Résumer ce tournant de notre société à une simple augmentation de taxes logotées écologiques apparait en effet un peu court aux yeux des 40% de nos concitoyens reconnus comme vivant sans aucune alternative de transport collectif. D’autant que ces mêmes Français ont la mémoire longue en matière fiscale, et que beaucoup se souviennent de la fameuse vignette automobile sensée aider les plus âgés... Ces mêmes citoyens supportent aussi assez mal d’être injustement culpabilisés comme utilisateurs d’une motorisation Diesel, diabolisée du jour au lendemain sur la foi de rapports pas toujours aussi fiables qu’on le dit. Outre le fait qu’ils n’aient souvent pas les ressources nécessaires pour changer de voiture, le retournement de situation qu’ils vivent désormais avec la « fée gazole » les rend d’autant plus méfiants à l’égard de la « fée électrique » qui semble devoir leur être imposée de force.
On aura aussi du mal à leur faire admettre la pertinence des « nouvelles mobilités » ou des mobilités dites douces à la lumière de leur quotidien. Si vélo, trottinette, autopartage ou covoiturage sont sans doute des solutions alternatives adaptées aux besoins de certains urbains, les esprits éclairés - et de bonne foi - reconnaissent logiquement leur manque de pertinence en zone rurale, voire même périurbaine.

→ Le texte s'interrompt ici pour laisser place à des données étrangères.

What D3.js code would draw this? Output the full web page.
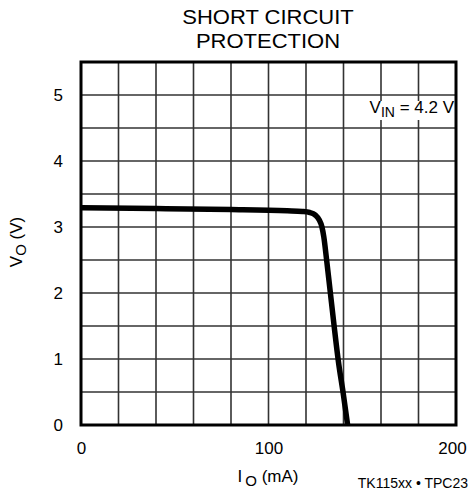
<!DOCTYPE html>
<html><head><meta charset="utf-8">
<script src="https://cdn.jsdelivr.net/npm/d3@7"></script>
<style>
html,body{margin:0;padding:0;background:#fff;}
text{font-family:"Liberation Sans",Arial,sans-serif;fill:#000;}
</style></head>
<body>
<svg id="chart" width="474" height="491"></svg>
<script>
const titleLines = ["SHORT CIRCUIT", "PROTECTION"];
const xTicks = [0, 100, 200];
const yTicks = [0, 1, 2, 3, 4, 5];
const xGrid = [20, 40, 60, 80, 100, 120, 140, 160, 180];
const yGrid = [0.5, 1, 1.5, 2, 2.5, 3, 3.5, 4, 4.5, 5];
const currentMA = [0, 40, 80, 110, 118, 122, 125, 127, 128.5, 129.5, 131, 133, 135, 137.2, 140, 142.2];
const voltageV = [3.29, 3.28, 3.265, 3.245, 3.235, 3.22, 3.18, 3.11, 3.0, 2.85, 2.5, 2.0, 1.5, 0.98, 0.45, 0];
const annotation = {main: "V", sub: "IN", rest: " = 4.2 V", x: 200, y: 5};
const footer = "TK115xx \u2022 TPC23";

const svg = d3.select("#chart");
const L = 81, R = 456, T = 62, B = 425;
const x = d3.scaleLinear().domain([0, 200]).range([L, R]);
const y = d3.scaleLinear().domain([0, 5.5]).range([B, T]);

// grid
svg.append("g").selectAll("line").data(xGrid).join("line")
  .attr("x1", d => x(d)).attr("x2", d => x(d)).attr("y1", T).attr("y2", B)
  .attr("stroke", "#333").attr("stroke-width", 1.6);
svg.append("g").selectAll("line").data(yGrid).join("line")
  .attr("x1", L).attr("x2", R).attr("y1", d => y(d)).attr("y2", d => y(d))
  .attr("stroke", "#333").attr("stroke-width", 1.6);

// annotation with white background (sits just below the 5 V grid line)
const ann = svg.append("text").attr("x", x(annotation.x) - 2).attr("y", y(annotation.y) + 18)
  .attr("text-anchor", "end").style("font-size", "17px");
ann.append("tspan").text(annotation.main);
ann.append("tspan").attr("dy", 4).style("font-size", "14px").text(annotation.sub);
ann.append("tspan").attr("dy", -4).text(annotation.rest);
const bb = ann.node().getBBox();
svg.insert("rect", "text").attr("x", bb.x - 1).attr("y", bb.y + 3).attr("width", bb.width + 1).attr("height", bb.height - 3).attr("fill", "#fff");

// curve
const line = d3.line().x((d, i) => x(currentMA[i])).y(d => y(d)).curve(d3.curveMonotoneX);
svg.append("path").datum(voltageV).attr("d", line)
  .attr("fill", "none").attr("stroke", "#000").attr("stroke-width", 5.5).attr("stroke-linejoin", "round");

// border
svg.append("rect").attr("x", L).attr("y", T).attr("width", R - L).attr("height", B - T)
  .attr("fill", "none").attr("stroke", "#000").attr("stroke-width", 3);

// axes (labels only)
const xAxis = d3.axisBottom(x).tickValues(xTicks).tickSize(0).tickPadding(17).tickFormat(d3.format("d"));
const gx = svg.append("g").attr("transform", `translate(0,${B})`).call(xAxis);
gx.select(".domain").remove();
gx.selectAll("text").style("font-size", "17px").style("font-family", '"Liberation Sans",Arial,sans-serif');
gx.selectAll(".tick").filter(d => d === 200).select("text").attr("dx", -4);

const yAxis = d3.axisLeft(y).tickValues(yTicks).tickSize(0).tickPadding(18).tickFormat(d3.format("d"));
const gy = svg.append("g").attr("transform", `translate(${L},0)`).call(yAxis);
gy.select(".domain").remove();
gy.selectAll("text").style("font-size", "17px").style("font-family", '"Liberation Sans",Arial,sans-serif');

// title
svg.append("g").selectAll("text").data(titleLines).join("text")
  .attr("transform", (d, i) => `translate(268,${24 + i * 24}) scale(1.1,1)`).attr("text-anchor", "middle")
  .style("font-size", "20px").text(d => d);

// x label
const xl = svg.append("text").attr("x", 268).attr("y", 482).attr("text-anchor", "middle").style("font-size", "17px");
xl.append("tspan").text("I");
xl.append("tspan").attr("dy", 4).attr("dx", 3).style("font-size", "15px").text("O");
xl.append("tspan").attr("dy", -4).text(" (mA)");

// y label
const yl = svg.append("text").attr("transform", "translate(22,242) rotate(-90)").attr("text-anchor", "middle").style("font-size", "17px");
yl.append("tspan").text("V");
yl.append("tspan").attr("dy", 4).style("font-size", "15px").text("O");
yl.append("tspan").attr("dy", -4).text(" (V)");

// footer
svg.append("text").attr("x", 468).attr("y", 488).attr("text-anchor", "end").style("font-size", "14px").text(footer);
</script>
</body></html>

Avant de convaincre cette France périphérique de lâcher son automobile (symbole, rappelons-le, de mobilité, de réussite sociale et de liberté individuelle, trois « valeurs » par ailleurs vantées en permanence dans notre société libérale...), il va falloir leur proposer des alternatives concrètes et sérieuses. En somme, mettre bêtement les bœufs avant la charrue.

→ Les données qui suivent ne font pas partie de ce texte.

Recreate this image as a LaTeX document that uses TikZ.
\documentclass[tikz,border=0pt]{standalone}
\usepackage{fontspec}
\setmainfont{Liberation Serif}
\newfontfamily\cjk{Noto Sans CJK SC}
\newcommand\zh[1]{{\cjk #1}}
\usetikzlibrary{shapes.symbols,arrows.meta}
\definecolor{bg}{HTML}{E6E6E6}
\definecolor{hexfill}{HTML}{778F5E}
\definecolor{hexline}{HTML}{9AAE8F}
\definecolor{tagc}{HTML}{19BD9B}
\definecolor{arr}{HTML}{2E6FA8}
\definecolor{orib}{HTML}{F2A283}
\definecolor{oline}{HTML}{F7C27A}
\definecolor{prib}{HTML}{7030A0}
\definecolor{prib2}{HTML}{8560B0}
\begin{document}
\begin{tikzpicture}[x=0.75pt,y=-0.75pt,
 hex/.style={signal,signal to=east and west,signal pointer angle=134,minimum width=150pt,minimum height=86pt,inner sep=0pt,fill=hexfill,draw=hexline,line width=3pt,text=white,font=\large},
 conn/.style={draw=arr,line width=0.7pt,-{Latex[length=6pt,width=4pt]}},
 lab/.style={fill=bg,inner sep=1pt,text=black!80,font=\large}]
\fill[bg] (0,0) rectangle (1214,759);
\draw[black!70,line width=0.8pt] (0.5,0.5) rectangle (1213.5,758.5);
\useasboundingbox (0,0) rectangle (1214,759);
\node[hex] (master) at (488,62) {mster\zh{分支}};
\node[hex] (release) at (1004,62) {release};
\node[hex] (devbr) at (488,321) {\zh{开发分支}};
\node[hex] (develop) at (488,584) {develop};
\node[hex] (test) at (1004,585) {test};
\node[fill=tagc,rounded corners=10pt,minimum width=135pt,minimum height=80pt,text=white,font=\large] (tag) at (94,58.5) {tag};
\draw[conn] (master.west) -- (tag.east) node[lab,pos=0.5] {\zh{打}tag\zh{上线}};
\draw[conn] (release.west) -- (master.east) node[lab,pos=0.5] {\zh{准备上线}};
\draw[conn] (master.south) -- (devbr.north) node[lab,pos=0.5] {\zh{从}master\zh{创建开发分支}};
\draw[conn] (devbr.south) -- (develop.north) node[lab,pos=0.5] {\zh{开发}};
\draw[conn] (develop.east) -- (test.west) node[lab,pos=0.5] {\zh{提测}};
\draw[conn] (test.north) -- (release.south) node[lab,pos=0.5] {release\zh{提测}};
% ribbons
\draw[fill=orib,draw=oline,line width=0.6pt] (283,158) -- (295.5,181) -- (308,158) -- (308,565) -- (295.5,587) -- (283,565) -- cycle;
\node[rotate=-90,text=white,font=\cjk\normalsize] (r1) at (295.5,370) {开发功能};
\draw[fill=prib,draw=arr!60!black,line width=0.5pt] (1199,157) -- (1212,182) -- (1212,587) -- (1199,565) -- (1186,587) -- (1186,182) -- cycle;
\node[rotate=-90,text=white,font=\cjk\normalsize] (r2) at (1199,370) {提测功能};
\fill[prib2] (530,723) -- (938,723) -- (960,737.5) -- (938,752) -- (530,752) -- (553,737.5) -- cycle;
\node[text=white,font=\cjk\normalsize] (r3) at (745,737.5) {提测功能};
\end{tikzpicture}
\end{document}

*Scène de la vie télévisuelle vue sur une chaîne d’information continue le 16 novembre. Après 30 minutes de commentaires divers et variés sur les forces et fai- blesses supposées du mouvement dit des gilets jaunes, l’animateur interroge innocemment les six « experts » présents sur leur usage de l’automobile. Silence gêné de l’assemblée, entièrement parisienne. Un seul d’entre eux possédait une voiture, une « vieille » Twingo « peu utilisée »... CQFD.